Wednesday, August 12, 2009

To the Limit (USA, 1995)

Bad films usually improve — that is, become more entertaining — with age. Despite all the years since To the Limit was made, however, the film still needs to age awhile longer — say, around thirty to ninety years, if not an eternity. This movie, a sequel of sorts to director Raymond Martino's equally inept Da Vinci's War (1993), is a true celluloid fuck-up, a turd so abysmal that the few laughs instigated by its unprofessional incompetence end up being choked by the embarrassment the viewer feels both for the people involved and for watching it. The only things in To the Limit that are worse than the plot are the direction, lighting, music, editing and acting. Need an explosion or have someone shot off the Hoover Dam? Well, make a loud "Bang!" and edit to after the fact, to the person dead or the survivors looking down over the side. Continuity in this film, whether in terms of the editing or in the story development, is non-existent — much like any form of tension or suspense. Was there actually even a complete script when the film began, or was it ad-libbed throughout?
Had Raymond Martino, the director, jettisoned the plot, the male actors and virtually everything but for the occasional bulbous, silicon-filled love-pillows of the various females, the movie would've have been much better, if not at least mercifully shorter. In truth, while there are some tit shots and flesh, there is hardly enough to make the film worth watching, with or without Anna Nicole Smith, the infamous (and dead) 1993 Playboy Playmate of the Year, as the character Collette. Although she always did look good in beat-sheets or when seen briefly and dressed as a stereotype, as in The Naked Gun 33 1/3: The Final Insult (1994 / trailer) and The Hudsucker Proxy (1994 / trailer), when naked in To the Limit there is not only a full lack of grace in her out-of-balance movements, but her breasts reveal a slightly unnatural form that infers good skin but excess stuffing at work. (Not like she looked bad with her original, all-natural stuffing seen below, especially when compared to the one further below of her in the film having an orgasm while bathing).
OK, true, when she was alive and in form, and not zonked out on drugs or talking, there probably wasn't a jug-loving heterosexual man alive that would have said no to the chance of sliding his stiff weenie between her pair when oiled, but in To the Limit Smith is so bad an actress that one is left wishing they could simply say "Shut up and swallow." She does a good job at proving that Mamie van Doreen was indeed a talented actress, but then, Mamie never had to pretend that every shower or bath she took naked gave her an orgasm. (Smith really should have stopped trying to act and simply given the viewer a decent beaver shot.)
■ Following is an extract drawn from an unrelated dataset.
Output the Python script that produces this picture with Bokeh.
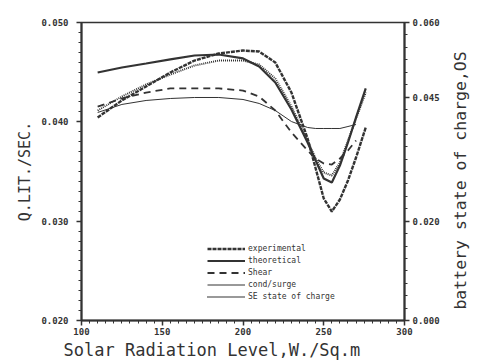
import math
from bokeh.plotting import figure
from bokeh.layouts import row
from bokeh.models import (Range1d, LinearAxis, FixedTicker, Legend, LegendItem,
                          Title, PrintfTickFormatter)
from bokeh.core.properties import value
from bokeh.embed import file_html
from bokeh.resources import INLINE

# Solar radiation level, W/sq.m
radiation = [110, 125, 140, 155, 170, 185, 200, 210, 220, 230, 240, 245, 250,
             255, 260, 265, 270, 276]
# Discharge Q, lit/sec
q_experimental = [0.04044, 0.04215, 0.04356, 0.04497, 0.04617, 0.04688, 0.04718,
                  0.04708, 0.04597, 0.04295, 0.03832, 0.03530, 0.03228, 0.03097,
                  0.03218, 0.03409, 0.03641, 0.03943]
q_theoretical = [0.04497, 0.04547, 0.04587, 0.04628, 0.04668, 0.04678, 0.04638,
                 0.04557, 0.04396, 0.04124, 0.03792, 0.03611, 0.03430, 0.03389,
                 0.03560, 0.03792, 0.04044, 0.04336]
radiation_short = radiation[:17]
q_shear = [0.04154, 0.04235, 0.04295, 0.04336, 0.04336, 0.04336, 0.04315, 0.04255,
           0.04114, 0.03893, 0.03711, 0.03631, 0.03581, 0.03570, 0.03631, 0.03711,
           0.03812]
q_cond = [0.04094, 0.04175, 0.04215, 0.04235, 0.04245, 0.04245, 0.04225, 0.04185,
          0.04114, 0.04003, 0.03943, 0.03933, 0.03933, 0.03933, 0.03933, 0.03953,
          0.03973]
# Battery state of charge (right axis)
soc = [0.04228, 0.04510, 0.04752, 0.04953, 0.05134, 0.05235, 0.05235, 0.05154,
       0.04872, 0.04309, 0.03624, 0.03262, 0.02980, 0.02919, 0.03181, 0.03624,
       0.04067, 0.04591]

x_ticks = [100, 150, 200, 250, 300]
q_ticks = [0.020, 0.030, 0.040, 0.050]
soc_ticks = [0.000, 0.020, 0.045, 0.060]

ink = "#333333"
mono = "DejaVu Sans Mono"

fig = figure(width=447, height=361, output_backend="svg", toolbar_location=None,
             x_range=Range1d(100, 300), y_range=Range1d(0.020, 0.050),
             min_border_left=81, min_border_right=43, min_border_top=22,
             min_border_bottom=41)
fig.extra_y_ranges = {"soc": Range1d(0.0, 0.060)}
fig.grid.visible = False
fig.outline_line_color = ink
fig.outline_line_width = 1.6
fig.background_fill_color = "white"
fig.border_fill_color = "white"

def style_axis(ax):
    ax.axis_line_color = ink
    ax.axis_line_width = 2
    ax.major_tick_line_color = ink
    ax.minor_tick_line_color = ink
    ax.major_tick_line_width = 1.5
    ax.major_tick_in = 0
    ax.major_tick_out = 5
    ax.minor_tick_in = 0
    ax.minor_tick_out = 3
    ax.major_label_text_font = mono
    ax.major_label_text_font_style = "bold"
    ax.major_label_text_font_size = "9px"
    ax.major_label_text_color = ink

xa = fig.xaxis[0]
xa.ticker = FixedTicker(ticks=x_ticks, minor_ticks=list(range(100, 301, 5)))
style_axis(xa)
xa.major_label_standoff = 2

ya = fig.yaxis[0]
ya.ticker = FixedTicker(ticks=q_ticks,
                        minor_ticks=[0.020 + i * 0.001 for i in range(31)])
ya.formatter = PrintfTickFormatter(format="%.3f")
style_axis(ya)
ya.major_label_standoff = 8

ra = LinearAxis(y_range_name="soc")
ra.ticker = FixedTicker(ticks=soc_ticks,
                        minor_ticks=[i * 0.0025 for i in range(25)])
ra.formatter = PrintfTickFormatter(format="%.3f")
style_axis(ra)
ra.major_label_standoff = 3
fig.add_layout(ra, "right")

r_exp = fig.line(radiation, q_experimental, line_color=ink, line_width=2.4,
                 line_dash="4 1")
r_theo = fig.line(radiation, q_theoretical, line_color=ink, line_width=2.2)
r_shear = fig.line(radiation_short, q_shear, line_color=ink, line_width=1.8,
                   line_dash="7 5")
r_cond = fig.line(radiation_short, q_cond, line_color=ink, line_width=1.0)
r_soc = fig.line(radiation, soc, line_color=ink, line_width=2.0, line_dash="1 1",
                 y_range_name="soc")

legend = Legend(items=[
    LegendItem(label="experimental", renderers=[r_exp]),
    LegendItem(label="theoretical", renderers=[r_theo]),
    LegendItem(label="Shear", renderers=[r_shear]),
    LegendItem(label="cond/surge", renderers=[r_cond]),
    LegendItem(label="SE state of charge", renderers=[r_soc]),
], location=(126, 18))
legend.label_text_font = mono
legend.label_text_font_size = "8px"
legend.label_text_color = ink
legend.glyph_width = 38
legend.glyph_height = 11
legend.label_height = 11
legend.spacing = 1
legend.padding = 0
legend.margin = 0
legend.label_standoff = 3
legend.border_line_alpha = 0
legend.background_fill_alpha = 0
fig.add_layout(legend, "center")

fig.add_layout(Title(text="Solar Radiation Level,W./Sq.m", align="left",
                     offset=-18, standoff=0, text_font=mono,
                     text_font_size="17px", text_font_style="normal",
                     text_color=ink), "below")
fig.add_layout(Title(text="Q.LIT./SEC.", align="center", text_font=mono,
                     text_font_size="15px", text_font_style="normal",
                     text_color=ink), "left")

# narrow strip carrying the right-hand caption, reading bottom to top
side = figure(width=30, height=361, output_backend="svg", toolbar_location=None,
              x_range=Range1d(0, 1), y_range=Range1d(0, 1), min_border=0)
side.axis.visible = False
side.grid.visible = False
side.outline_line_color = None
side.border_fill_color = "white"
side.text(x=[0.43], y=[0.47], text=["battery state of charge,OS"],
          angle=math.pi / 2, text_align="center", text_baseline="middle",
          text_font=value(mono), text_font_size="16.5px", text_color=ink)

p = row(fig, side, spacing=0)

open("out.html", "w").write(file_html(p, INLINE))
The protracted, confusing plot concerns some nasty bald guy with a beard and tattoos who smokes opium and likes to have hot wax dripped on his back when he wants to shoot a load. That he is ex-CIA we know because not only does he sit in front of a cheap, second-hand computer in most scenes, but everyone says it again and again. He's after some diskette full of all sorts of nefarious information, and wipes out Colette's husband China Smith (Michael Nouri) and most of Frank Da Vinci's family and friends at his wedding. Frank, played by John Travolta's gray-bearded, shorter and talentless brother Joey, spends the rest of the film in Vegas with his mob friends, playing an indecisive Hamlet and dodging various half-assed hit attempts before he teams up with Colette and bonks her good. Is it true love, or does Colette also have some dark, evil plan of her own? Who the fuck cares?
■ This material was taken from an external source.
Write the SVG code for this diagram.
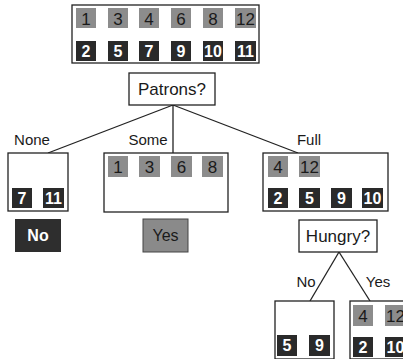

How bad is the film? Joey Travolta is actually the best and most convincing actor in the whole production, but for the couple strippers at the bachelor's party scene — that should give you an idea.
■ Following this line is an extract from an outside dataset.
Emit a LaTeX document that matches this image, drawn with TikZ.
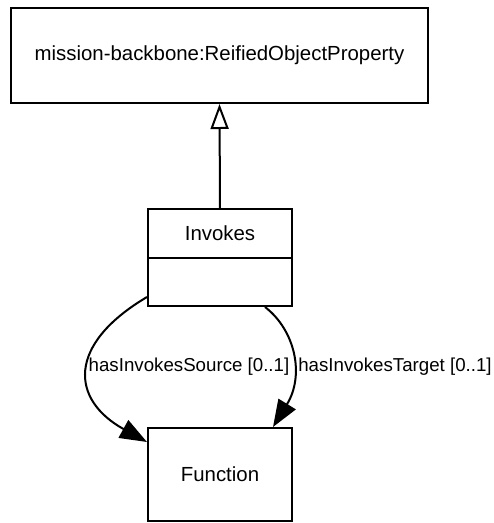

To the Limit comes across like some excessively long, unfunny and surreal R-rated Saturday Night Live skit from hell, puffed up from 1½ minutes to 1½ hours. The film is to be avoided at all costs, even for jug-lovers. If you want tits, get a decent porn film instead, as it is sure to have at least the same quality in tits but much better production values, direction, editing, lighting, acting, music, continuity and plot than this turkey.